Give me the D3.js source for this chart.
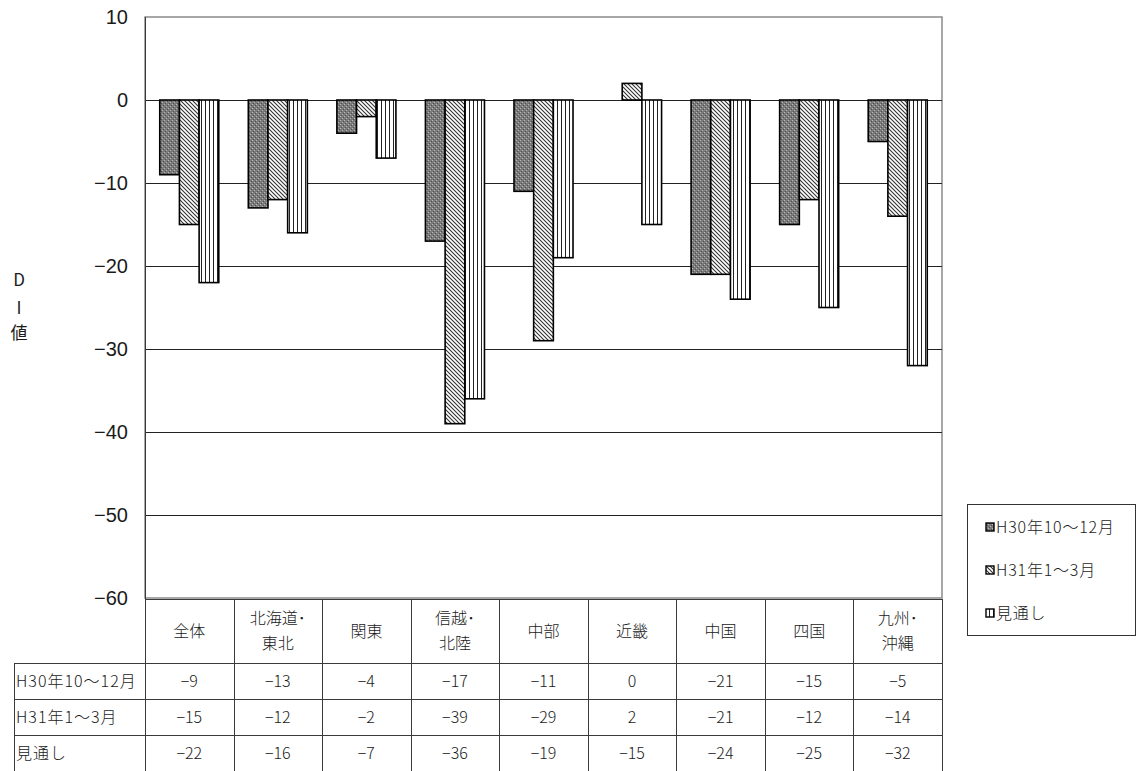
<!DOCTYPE html>
<html>
<head>
<meta charset="utf-8">
<script src="https://cdn.jsdelivr.net/npm/d3@7"></script>
<style>
  html, body { margin: 0; padding: 0; background: #fff; }
  svg { display: block; }
  text { fill: #1a1a1a; }
</style>
</head>
<body>
<svg id="chart" width="1140" height="771"></svg>
<script>
// Regions (category axis), two-line labels split by "\n"
const regions = ["全体", "北海道･\n東北", "関東", "信越･\n北陸", "中部", "近畿", "中国", "四国", "九州･\n沖縄"];
const seriesNames = ["H30年10〜12月", "H31年1〜3月", "見通し"];
const diOct2018 = [-9, -13, -4, -17, -11, 0, -21, -15, -5];
const diJan2019 = [-15, -12, -2, -39, -29, 2, -21, -12, -14];
const diOutlook = [-22, -16, -7, -36, -19, -15, -24, -25, -32];
const yTicks = [10, 0, -10, -20, -30, -40, -50, -60];

const series = [diOct2018, diJan2019, diOutlook];
const patternIds = ["pat-dither", "pat-diag", "pat-vert"];

const svg = d3.select("#chart");
const jp = "'Noto Sans CJK JP', 'Noto Sans', sans-serif";
const num = "'Liberation Sans', Arial, sans-serif";
const fmt = d => d < 0 ? "−" + Math.abs(d) : String(d);

// Fill patterns
const defs = svg.append("defs");
const p1 = defs.append("pattern").attr("id", "pat-dither").attr("patternUnits", "userSpaceOnUse")
  .attr("width", 4).attr("height", 4);
p1.append("rect").attr("width", 4).attr("height", 4).attr("fill", "#7a7a7a");
p1.append("rect").attr("x", 0).attr("y", 0).attr("width", 1).attr("height", 1).attr("fill", "#b8b8b8");
p1.append("rect").attr("x", 2).attr("y", 2).attr("width", 1).attr("height", 1).attr("fill", "#b8b8b8");
p1.append("rect").attr("x", 1).attr("y", 3).attr("width", 1).attr("height", 1).attr("fill", "#505050");
p1.append("rect").attr("x", 3).attr("y", 1).attr("width", 1).attr("height", 1).attr("fill", "#505050");

const p2 = defs.append("pattern").attr("id", "pat-diag").attr("patternUnits", "userSpaceOnUse")
  .attr("width", 4).attr("height", 4);
p2.append("rect").attr("width", 4).attr("height", 4).attr("fill", "#fff");
p2.append("path").attr("d", "M-1,-1 L5,5 M-1,3 L1,5 M3,-1 L5,1")
  .attr("stroke", "#333").attr("stroke-width", 1.1);

const p3 = defs.append("pattern").attr("id", "pat-vert").attr("patternUnits", "userSpaceOnUse")
  .attr("width", 4).attr("height", 4);
p3.append("rect").attr("width", 4).attr("height", 4).attr("fill", "#fff");
p3.append("rect").attr("x", 1).attr("width", 1).attr("height", 4).attr("fill", "#222");

// Plot geometry
const plotLeft = 145, plotRight = 942, plotTop = 17, plotBottom = 598;

const y = d3.scaleLinear().domain([-60, 10]).range([plotBottom, plotTop]);
const x0 = d3.scaleBand().domain(d3.range(regions.length)).range([plotLeft, plotRight]).padding(0);
const x1 = d3.scaleBand().domain(d3.range(series.length)).range([0, x0.bandwidth()])
  .paddingInner(0).paddingOuter(0.75);

// Plot border
svg.append("rect").attr("x", plotLeft).attr("y", plotTop).attr("width", plotRight - plotLeft)
  .attr("height", plotBottom - plotTop)
  .attr("fill", "none").attr("stroke", "#8a8a8a").attr("stroke-width", 1.5);

// Gridlines
svg.append("g").selectAll("line").data(yTicks.filter(t => t !== 10 && t !== -60)).join("line")
  .attr("x1", plotLeft).attr("x2", plotRight)
  .attr("y1", d => Math.round(y(d)) + 0.5).attr("y2", d => Math.round(y(d)) + 0.5)
  .attr("stroke", "#222").attr("stroke-width", 1);

// Y axis labels
const yAxis = d3.axisLeft(y).tickValues(yTicks).tickSize(0).tickPadding(0).tickFormat(fmt);
const gy = svg.append("g").attr("transform", `translate(${128},0)`).call(yAxis);
gy.select(".domain").remove();
gy.selectAll("text").attr("font-family", num).attr("font-size", 20).attr("fill", "#000");

// Axis title, stacked vertically in one text element
const title = svg.append("text").attr("font-family", jp).attr("font-size", 17)
  .attr("text-anchor", "middle").attr("fill", "#1a1a1a");
[["D", 286], ["I", 314], ["値", 339]].forEach(([c, yy]) =>
  title.append("tspan").attr("x", 19).attr("y", yy).text(c));

// Bars
series.forEach((vals, s) => {
  svg.append("g").selectAll("rect").data(vals).join("rect")
    .attr("x", (d, i) => x0(i) + x1(s))
    .attr("y", d => y(Math.max(0, d)))
    .attr("width", x1.bandwidth())
    .attr("height", d => Math.abs(y(d) - y(0)))
    .attr("fill", `url(#${patternIds[s]})`)
    .attr("stroke", "#000").attr("stroke-width", 1.6);
});

// Data table under the plot
const headerTop = 599, rowH = 36, headerBottom = 663;
const tableLeft = 14;
const rowTops = [headerBottom, headerBottom + rowH, headerBottom + 2 * rowH];
const tableBottom = 771;
const tg = svg.append("g").attr("stroke", "#3a3a3a").attr("stroke-width", 1);

tg.append("line").attr("x1", plotLeft).attr("x2", plotRight).attr("y1", headerTop + 0.5).attr("y2", headerTop + 0.5);
rowTops.forEach(t => tg.append("line").attr("x1", tableLeft).attr("x2", plotRight).attr("y1", t + 0.5).attr("y2", t + 0.5));
tg.append("line").attr("x1", tableLeft + 0.5).attr("x2", tableLeft + 0.5).attr("y1", headerBottom).attr("y2", tableBottom);
d3.range(regions.length + 1).forEach(i => {
  const xv = i < regions.length ? x0(i) : plotRight;
  tg.append("line").attr("x1", Math.round(xv) + 0.5).attr("x2", Math.round(xv) + 0.5)
    .attr("y1", i === 0 ? plotTop : headerTop).attr("y2", tableBottom);
});

// Category headers
regions.forEach((r, i) => {
  const lines = r.split("\n");
  const cx = x0(i) + x0.bandwidth() / 2;
  const cy = (headerTop + headerBottom) / 2;
  const lh = 25;
  lines.forEach((ln, k) => {
    svg.append("text").attr("x", cx).attr("y", cy + (k - (lines.length - 1) / 2) * lh)
      .attr("dy", "0.36em").attr("text-anchor", "middle")
      .attr("font-family", jp).attr("font-size", 16).attr("font-weight", 300).text(ln);
  });
});

// Row labels and values
series.forEach((vals, s) => {
  const cy = rowTops[s] + rowH / 2;
  svg.append("text").attr("x", tableLeft + 2).attr("y", cy).attr("dy", "0.36em")
    .attr("font-family", jp).attr("font-size", 16).attr("font-weight", 300)
    .attr("letter-spacing", 1).text(seriesNames[s]);
  svg.append("g").selectAll("text").data(vals).join("text")
    .attr("x", (d, i) => x0(i) + x0.bandwidth() / 2).attr("y", cy).attr("dy", "0.36em")
    .attr("text-anchor", "middle").attr("font-family", jp).attr("font-size", 16)
    .attr("font-weight", 300).text(fmt);
});

// Legend
const lg = svg.append("g");
lg.append("rect").attr("x", 967.5).attr("y", 504.5).attr("width", 168).attr("height", 131)
  .attr("fill", "#fff").attr("stroke", "#333").attr("stroke-width", 1);
seriesNames.forEach((n, s) => {
  const cy = 527 + s * 43;
  lg.append("rect").attr("x", 986).attr("y", cy - 4).attr("width", 8).attr("height", 8)
    .attr("fill", `url(#${patternIds[s]})`).attr("stroke", "#000").attr("stroke-width", 1.4);
  lg.append("text").attr("x", 996).attr("y", cy).attr("dy", "0.36em")
    .attr("font-family", jp).attr("font-size", 16).attr("font-weight", 300)
    .attr("letter-spacing", 0.8).text(n);
});
</script>
</body>
</html>
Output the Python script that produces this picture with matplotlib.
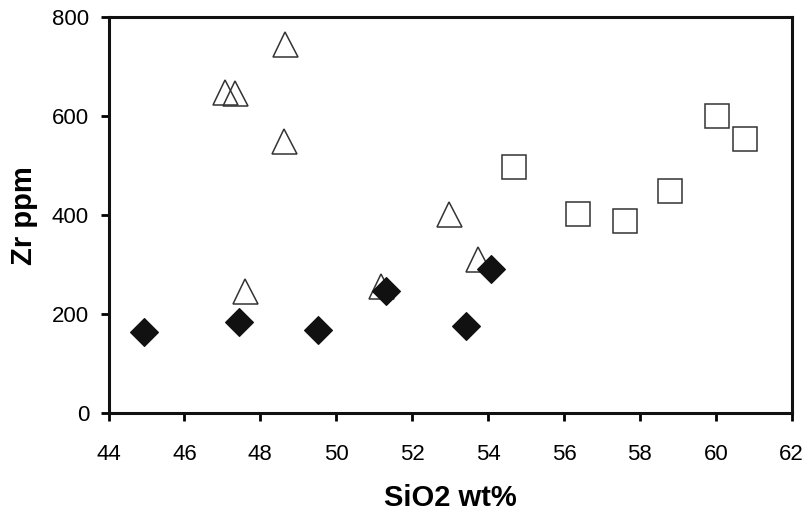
"""Zr vs SiO2 scatter for three rock groups."""

from matplotlib import pyplot as plt

plt.rcParams["font.family"] = ["Liberation Sans", "DejaVu Sans"]

# filled diamonds
diamond_sio2 = [44.93, 47.44, 49.52, 51.30, 53.43, 54.09]
diamond_zr = [163, 185, 168, 247, 176, 292]

# open triangles
triangle_sio2 = [48.66, 47.08, 47.34, 48.63, 47.59, 51.18, 52.97, 53.74]
triangle_zr = [745, 648, 647, 549, 246, 257, 402, 312]

# open squares
square_sio2 = [54.69, 56.37, 57.61, 58.80, 60.02, 60.76]
square_zr = [498, 402, 388, 448, 600, 554]

x_ticks = [44, 46, 48, 50, 52, 54, 56, 58, 60, 62]
y_ticks = [0, 200, 400, 600, 800]

figure = plt.figure(figsize=(8.11, 5.13), dpi=100)
axis = figure.add_axes([0.1338, 0.1949, 0.8424, 0.7714])

axis.plot(triangle_sio2, triangle_zr, linestyle="none", marker="^", markersize=18,
          markerfacecolor="none", markeredgecolor="#333333", markeredgewidth=1.1)
axis.plot(square_sio2, square_zr, linestyle="none", marker="s", markersize=17,
          markerfacecolor="none", markeredgecolor="#333333", markeredgewidth=1.1)
axis.plot(diamond_sio2, diamond_zr, linestyle="none", marker="D", markersize=14,
          markerfacecolor="#111111", markeredgecolor="#111111", markeredgewidth=0.8)

axis.set_xlim(44, 62)
axis.set_ylim(0, 800)
axis.set_xticks(x_ticks)
axis.set_yticks(y_ticks)
axis.tick_params(axis="both", direction="out", length=6, width=2, labelsize=16)
axis.tick_params(axis="x", pad=16)
axis.tick_params(axis="y", pad=8)
for spine in axis.spines.values():
    spine.set_linewidth(2.2)
    spine.set_color("#111111")

axis.set_xlabel("SiO2 wt%", fontsize=21, fontweight="bold", labelpad=14)
axis.set_ylabel("Zr ppm", fontsize=21, fontweight="bold", labelpad=10)

figure.savefig("out.png", dpi=100)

——

◆ Description of the task
Copy exactly the lines running from the beginning of the listing through the line that has "const yTicks = [10, 0, -10, -20, -30, -40, -50, -60];". Drop the pictures.

◆ Full response
Give me the D3.js source for this chart.
<!DOCTYPE html>
<html>
<head>
<meta charset="utf-8">
<script src="https://cdn.jsdelivr.net/npm/d3@7"></script>
<style>
  html, body { margin: 0; padding: 0; background: #fff; }
  svg { display: block; }
  text { fill: #1a1a1a; }
</style>
</head>
<body>
<svg id="chart" width="1140" height="771"></svg>
<script>
// Regions (category axis), two-line labels split by "\n"
const regions = ["全体", "北海道･\n東北", "関東", "信越･\n北陸", "中部", "近畿", "中国", "四国", "九州･\n沖縄"];
const seriesNames = ["H30年10〜12月", "H31年1〜3月", "見通し"];
const diOct2018 = [-9, -13, -4, -17, -11, 0, -21, -15, -5];
const diJan2019 = [-15, -12, -2, -39, -29, 2, -21, -12, -14];
const diOutlook = [-22, -16, -7, -36, -19, -15, -24, -25, -32];
const yTicks = [10, 0, -10, -20, -30, -40, -50, -60];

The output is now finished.